An iconic piece of popular culture passes into history after the factory producing the bright pink lawn art shuts down.
"ON Nov. 1, just two months shy of its 50th birthday, the plastic pink flamingo went extinct. Or more accurately, it stopped reproducing, when its manufacturer, Union Products, shut down the factory in Leominster, Mass.
That's sad news, but hardly surprising. The flamingo's glory days were behind it. Union Products cited the rising cost of plastic resins and of electricity, along with financing woes. Yet while the bird reigned as an icon in the late 20th century, it was bound to succumb to the very different tastes -- or the absence thereof -- in the 21st.

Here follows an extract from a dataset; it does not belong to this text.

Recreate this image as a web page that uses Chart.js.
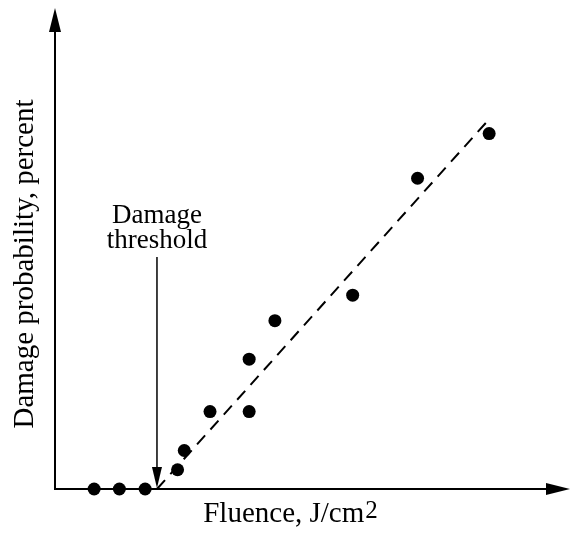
<!DOCTYPE html>
<html>
<head>
<meta charset="utf-8">
<script src="https://cdn.jsdelivr.net/npm/chart.js@4/dist/chart.umd.min.js"></script>
<style>
  html, body { margin: 0; padding: 0; background: #fff; }
  canvas { display: block; }
</style>
</head>
<body>
<canvas id="damageChart" width="572" height="533"></canvas>
<script>
// Damage probability vs fluence (arbitrary units, axes have no ticks)
const fluence = [7.6, 12.5, 17.5, 23.8, 25.1, 30.1, 37.7, 37.7, 42.7, 57.8, 70.4, 84.3];
const damage = [0, 0, 0, 4.0, 8.0, 16.1, 16.1, 27.0, 35.0, 40.3, 64.6, 73.9];

// Dashed fit line, starts at the threshold
const fitX = [19.8, 83.9];
const fitY = [0, 76.4];
const thresholdX = 19.8;

const points = fluence.map((x, i) => ({ x: x, y: damage[i] }));
const fitLine = fitX.map((x, i) => ({ x: x, y: fitY[i] }));

const SERIF = '"Liberation Serif", "DejaVu Serif", serif';

function arrowHead(ctx, tipX, tipY, dir, len, half) {
    // dir: 'up', 'down', 'right'
    ctx.beginPath();
    ctx.moveTo(tipX, tipY);
    if (dir === 'up') {
        ctx.lineTo(tipX - half, tipY + len);
        ctx.lineTo(tipX + half, tipY + len);
    } else if (dir === 'down') {
        ctx.lineTo(tipX - half, tipY - len);
        ctx.lineTo(tipX + half, tipY - len);
    } else {
        ctx.lineTo(tipX - len, tipY - half);
        ctx.lineTo(tipX - len, tipY + half);
    }
    ctx.closePath();
    ctx.fill();
}

const axesPlugin = {
    id: 'axesPlugin',
    beforeDatasetsDraw(chart) {
        const ctx = chart.ctx;
        const area = chart.chartArea;
        const xs = chart.scales.x;
        const ys = chart.scales.y;
        const x0 = xs.getPixelForValue(0);
        const y0 = ys.getPixelForValue(0);

        ctx.save();
        ctx.strokeStyle = '#000';
        ctx.fillStyle = '#000';
        ctx.lineWidth = 2;

        // y axis
        ctx.beginPath();
        ctx.moveTo(x0, y0 + 1);
        ctx.lineTo(x0, area.top + 20);
        ctx.stroke();
        arrowHead(ctx, x0, area.top, 'up', 24, 6);

        // x axis
        ctx.beginPath();
        ctx.moveTo(x0 - 1, y0);
        ctx.lineTo(area.right - 20, y0);
        ctx.stroke();
        arrowHead(ctx, area.right, y0, 'right', 24, 6);

        // threshold arrow
        const tx = xs.getPixelForValue(thresholdX);
        ctx.lineWidth = 1.5;
        ctx.beginPath();
        ctx.moveTo(tx, 257);
        ctx.lineTo(tx, y0 - 16);
        ctx.stroke();
        arrowHead(ctx, tx, y0 - 1, 'down', 21, 5);
        ctx.restore();
    },
    afterDraw(chart) {
        const ctx = chart.ctx;
        const xs = chart.scales.x;
        const tx = xs.getPixelForValue(thresholdX);

        ctx.save();
        ctx.fillStyle = '#000';
        ctx.font = '27px ' + SERIF;
        ctx.textAlign = 'center';
        ctx.textBaseline = 'alphabetic';
        ctx.fillText('Damage', tx, 223);
        ctx.fillText('threshold', tx, 248);

        // x axis title with superscript
        const main = 'Fluence, J/cm';
        ctx.font = '29px ' + SERIF;
        const mainW = ctx.measureText(main).width;
        ctx.font = '25px ' + SERIF;
        const supW = ctx.measureText('2').width;
        const startX = 290 - (mainW + supW) / 2;
        ctx.textAlign = 'left';
        ctx.font = '29px ' + SERIF;
        ctx.fillText(main, startX, 522);
        ctx.font = '25px ' + SERIF;
        ctx.fillText('2', startX + mainW + 1, 518);

        // y axis title
        ctx.translate(33, 264);
        ctx.rotate(-Math.PI / 2);
        ctx.font = '29px ' + SERIF;
        ctx.textAlign = 'center';
        ctx.fillText('Damage probability, percent', 0, 0);
        ctx.restore();
    }
};

new Chart(document.getElementById('damageChart'), {
    type: 'scatter',
    data: {
        datasets: [
            {
                label: 'Measured',
                data: points,
                pointRadius: 6.5,
                pointHoverRadius: 6.5,
                backgroundColor: '#000',
                borderColor: '#000',
                borderWidth: 0,
                clip: false
            },
            {
                label: 'Fit',
                type: 'line',
                data: fitLine,
                borderColor: '#000',
                borderWidth: 2,
                borderDash: [12, 8],
                pointRadius: 0,
                fill: false,
                clip: false
            }
        ]
    },
    options: {
        responsive: false,
        animation: false,
        layout: {
            autoPadding: false,
            padding: { left: 55, right: 2, top: 8, bottom: 44 }
        },
        plugins: {
            legend: { display: false },
            tooltip: { enabled: false }
        },
        scales: {
            x: { type: 'linear', min: 0, max: 100, display: false },
            y: { type: 'linear', min: 0, max: 100, display: false }
        }
    },
    plugins: [axesPlugin]
});
</script>
</body>
</html>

In 1957, the flamingo that would become lawn-art king was invented by a young Union Products designer with the fitting name of Don Featherstone. Sears sold the bird for $2.76 a pair: "Place in garden, lawn, to beautify landscape," the 1957 catalog read. Working-class homeowners readily planted it on their modest lawns -- a nod to the marble or bronze sculpture on vaster properties -- and art critics promptly pegged it as a prime example of the despicable spread of kitsch. In the 1960s, the suburban lawn flamingo -- cheap, mass-produced, artificial and unusually neon pink -- was widely reviled as the dregs of bad taste."